>> START

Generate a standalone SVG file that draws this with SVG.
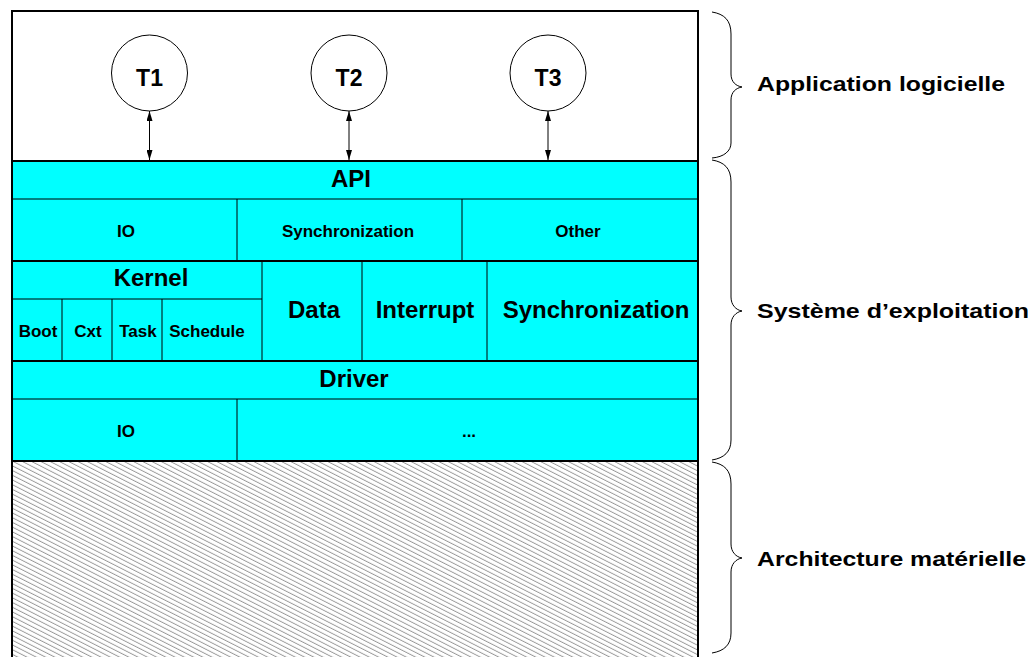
<svg xmlns="http://www.w3.org/2000/svg" width="1028" height="657" viewBox="0 0 1028 657">
<style>
text{font-family:"Liberation Sans",Arial,sans-serif;font-weight:bold;fill:#000;text-anchor:middle}
.big{font-size:24px}
.sm{font-size:17px}
.tk{font-size:23px}
.lbl{font-size:21px;text-anchor:start}
.cell{fill:#00FFFF;stroke:none}
.thin{stroke:#000;stroke-width:1;fill:none}
.thick{stroke:#000;stroke-width:2;fill:none}
.circ{fill:#fff;stroke:#000;stroke-width:1}
.arr{stroke:#000;stroke-width:1;fill:none;marker-start:url(#ah);marker-end:url(#ah)}
.brace{stroke:#000;stroke-width:1;fill:none}
</style>
<defs>
<marker id="ah" viewBox="0 0 10 6" refX="10" refY="3" markerWidth="10" markerHeight="6" markerUnits="userSpaceOnUse" orient="auto-start-reverse">
<path d="M0,0 L10,3 L0,6 Z" fill="#000"/>
</marker>
<pattern id="hatch" patternUnits="userSpaceOnUse" width="8" height="4.2" patternTransform="rotate(27)">
<rect width="8" height="4.2" fill="#fff"/>
<line x1="0" y1="2" x2="8" y2="2" stroke="#7a7a7a" stroke-width="0.8"/>
</pattern>
</defs>

<rect width="1028" height="657" fill="#fff"/>

<g id="application-layer">
<rect x="12" y="11" width="686" height="150" fill="#fff"/>
</g>

<g id="hardware-layer">
<rect x="12" y="461" width="686" height="210" fill="url(#hatch)"/>
</g>

<g id="api-layer">
<rect class="cell" x="12" y="161" width="686" height="100"/>
<line class="thin" x1="12" y1="199" x2="698" y2="199"/>
<line class="thin" x1="237" y1="199" x2="237" y2="261"/>
<line class="thin" x1="462" y1="199" x2="462" y2="261"/>
<text class="big" x="351" y="187">API</text>
<text class="sm" x="126" y="237">IO</text>
<text class="sm" x="348" y="237">Synchronization</text>
<text class="sm" x="578" y="237">Other</text>
</g>

<g id="kernel-layer">
<rect class="cell" x="12" y="261" width="686" height="100"/>
<line class="thin" x1="12" y1="299" x2="262" y2="299"/>
<line class="thin" x1="62" y1="299" x2="62" y2="361"/>
<line class="thin" x1="112" y1="299" x2="112" y2="361"/>
<line class="thin" x1="162" y1="299" x2="162" y2="361"/>
<line class="thin" x1="262" y1="261" x2="262" y2="361"/>
<line class="thin" x1="362" y1="261" x2="362" y2="361"/>
<line class="thin" x1="487" y1="261" x2="487" y2="361"/>
<text class="big" x="151" y="286">Kernel</text>
<text class="sm" x="38" y="337">Boot</text>
<text class="sm" x="88" y="337">Cxt</text>
<text class="sm" x="138" y="337">Task</text>
<text class="sm" x="207" y="337">Schedule</text>
<text class="big" x="314" y="318">Data</text>
<text class="big" x="425" y="318">Interrupt</text>
<text class="big" x="596" y="318">Synchronization</text>
</g>

<g id="driver-layer">
<rect class="cell" x="12" y="361" width="686" height="100"/>
<line class="thin" x1="12" y1="399" x2="698" y2="399"/>
<line class="thin" x1="237" y1="399" x2="237" y2="461"/>
<text class="big" x="354" y="387">Driver</text>
<text class="sm" x="126" y="437">IO</text>
<text class="sm" x="469" y="437">...</text>
</g>

<g id="frame">
<line class="thick" x1="12" y1="161" x2="698" y2="161"/>
<line class="thick" x1="12" y1="261" x2="698" y2="261"/>
<line class="thick" x1="12" y1="361" x2="698" y2="361"/>
<line class="thick" x1="12" y1="461" x2="698" y2="461"/>
<rect class="thick" x="12" y="11" width="686" height="670"/>
</g>

<g id="task-T1">
<circle class="circ" cx="149.5" cy="73" r="38"/>
<text class="tk" x="149.5" y="86">T1</text>
</g>
<g id="task-T2">
<circle class="circ" cx="349" cy="73" r="38"/>
<text class="tk" x="349" y="86">T2</text>
</g>
<g id="task-T3">
<circle class="circ" cx="548" cy="73" r="38"/>
<text class="tk" x="548" y="86">T3</text>
</g>

<g id="connectors">
<line class="arr" x1="149.5" y1="111" x2="149.5" y2="160"/>
<line class="arr" x1="349" y1="111" x2="349" y2="160"/>
<line class="arr" x1="548" y1="111" x2="548" y2="160"/>
</g>

<g id="braces">
<path class="brace" d="M712,12 C724,14 731,20 731,34 L731,74 C731,82 736,86 742,87 C736,88 731,92 731,100 L731,143 C731,151 724,157 712,158"/>
<path class="brace" d="M712,160 C724,162 731,168 731,182 L731,297 C731,305 736,310 742,311 C736,312 731,317 731,325 L731,440 C731,452 724,458 712,460"/>
<path class="brace" d="M712,462 C724,464 731,470 731,484 L731,544 C731,552 736,557 742,558 C736,559 731,564 731,572 L731,633 C731,645 724,651 712,653"/>
</g>

<g id="labels">
<text class="lbl" x="757" y="91" textLength="248" lengthAdjust="spacingAndGlyphs">Application logicielle</text>
<text class="lbl" x="757" y="318" textLength="272" lengthAdjust="spacingAndGlyphs">Système d’exploitation</text>
<text class="lbl" x="757" y="566" textLength="269" lengthAdjust="spacingAndGlyphs">Architecture matérielle</text>
</g>
</svg>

>> END

*REQUIRED TASK*. Write out the full set of lines verbatim, without the pictures.

*EXERCISE ANSWER*.
Generate a standalone SVG file that draws this with SVG.
<svg xmlns="http://www.w3.org/2000/svg" width="1028" height="657" viewBox="0 0 1028 657">
<style>
text{font-family:"Liberation Sans",Arial,sans-serif;font-weight:bold;fill:#000;text-anchor:middle}
.big{font-size:24px}
.sm{font-size:17px}
.tk{font-size:23px}
.lbl{font-size:21px;text-anchor:start}
.cell{fill:#00FFFF;stroke:none}
.thin{stroke:#000;stroke-width:1;fill:none}
.thick{stroke:#000;stroke-width:2;fill:none}
.circ{fill:#fff;stroke:#000;stroke-width:1}
.arr{stroke:#000;stroke-width:1;fill:none;marker-start:url(#ah);marker-end:url(#ah)}
.brace{stroke:#000;stroke-width:1;fill:none}
</style>
<defs>
<marker id="ah" viewBox="0 0 10 6" refX="10" refY="3" markerWidth="10" markerHeight="6" markerUnits="userSpaceOnUse" orient="auto-start-reverse">
<path d="M0,0 L10,3 L0,6 Z" fill="#000"/>
</marker>
<pattern id="hatch" patternUnits="userSpaceOnUse" width="8" height="4.2" patternTransform="rotate(27)">
<rect width="8" height="4.2" fill="#fff"/>
<line x1="0" y1="2" x2="8" y2="2" stroke="#7a7a7a" stroke-width="0.8"/>
</pattern>
</defs>

<rect width="1028" height="657" fill="#fff"/>

<g id="application-layer">
<rect x="12" y="11" width="686" height="150" fill="#fff"/>
</g>

<g id="hardware-layer">
<rect x="12" y="461" width="686" height="210" fill="url(#hatch)"/>
</g>

<g id="api-layer">
<rect class="cell" x="12" y="161" width="686" height="100"/>
<line class="thin" x1="12" y1="199" x2="698" y2="199"/>
<line class="thin" x1="237" y1="199" x2="237" y2="261"/>
<line class="thin" x1="462" y1="199" x2="462" y2="261"/>
<text class="big" x="351" y="187">API</text>
<text class="sm" x="126" y="237">IO</text>
<text class="sm" x="348" y="237">Synchronization</text>
<text class="sm" x="578" y="237">Other</text>
</g>

<g id="kernel-layer">
<rect class="cell" x="12" y="261" width="686" height="100"/>
<line class="thin" x1="12" y1="299" x2="262" y2="299"/>
<line class="thin" x1="62" y1="299" x2="62" y2="361"/>
<line class="thin" x1="112" y1="299" x2="112" y2="361"/>
<line class="thin" x1="162" y1="299" x2="162" y2="361"/>
<line class="thin" x1="262" y1="261" x2="262" y2="361"/>
<line class="thin" x1="362" y1="261" x2="362" y2="361"/>
<line class="thin" x1="487" y1="261" x2="487" y2="361"/>
<text class="big" x="151" y="286">Kernel</text>
<text class="sm" x="38" y="337">Boot</text>
<text class="sm" x="88" y="337">Cxt</text>
<text class="sm" x="138" y="337">Task</text>
<text class="sm" x="207" y="337">Schedule</text>
<text class="big" x="314" y="318">Data</text>
<text class="big" x="425" y="318">Interrupt</text>
<text class="big" x="596" y="318">Synchronization</text>
</g>

<g id="driver-layer">
<rect class="cell" x="12" y="361" width="686" height="100"/>
<line class="thin" x1="12" y1="399" x2="698" y2="399"/>
<line class="thin" x1="237" y1="399" x2="237" y2="461"/>
<text class="big" x="354" y="387">Driver</text>
<text class="sm" x="126" y="437">IO</text>
<text class="sm" x="469" y="437">...</text>
</g>

<g id="frame">
<line class="thick" x1="12" y1="161" x2="698" y2="161"/>
<line class="thick" x1="12" y1="261" x2="698" y2="261"/>
<line class="thick" x1="12" y1="361" x2="698" y2="361"/>
<line class="thick" x1="12" y1="461" x2="698" y2="461"/>
<rect class="thick" x="12" y="11" width="686" height="670"/>
</g>

<g id="task-T1">
<circle class="circ" cx="149.5" cy="73" r="38"/>
<text class="tk" x="149.5" y="86">T1</text>
</g>
<g id="task-T2">
<circle class="circ" cx="349" cy="73" r="38"/>
<text class="tk" x="349" y="86">T2</text>
</g>
<g id="task-T3">
<circle class="circ" cx="548" cy="73" r="38"/>
<text class="tk" x="548" y="86">T3</text>
</g>

<g id="connectors">
<line class="arr" x1="149.5" y1="111" x2="149.5" y2="160"/>
<line class="arr" x1="349" y1="111" x2="349" y2="160"/>
<line class="arr" x1="548" y1="111" x2="548" y2="160"/>
</g>

<g id="braces">
<path class="brace" d="M712,12 C724,14 731,20 731,34 L731,74 C731,82 736,86 742,87 C736,88 731,92 731,100 L731,143 C731,151 724,157 712,158"/>
<path class="brace" d="M712,160 C724,162 731,168 731,182 L731,297 C731,305 736,310 742,311 C736,312 731,317 731,325 L731,440 C731,452 724,458 712,460"/>
<path class="brace" d="M712,462 C724,464 731,470 731,484 L731,544 C731,552 736,557 742,558 C736,559 731,564 731,572 L731,633 C731,645 724,651 712,653"/>
</g>

<g id="labels">
<text class="lbl" x="757" y="91" textLength="248" lengthAdjust="spacingAndGlyphs">Application logicielle</text>
<text class="lbl" x="757" y="318" textLength="272" lengthAdjust="spacingAndGlyphs">Système d’exploitation</text>
<text class="lbl" x="757" y="566" textLength="269" lengthAdjust="spacingAndGlyphs">Architecture matérielle</text>
</g>
</svg>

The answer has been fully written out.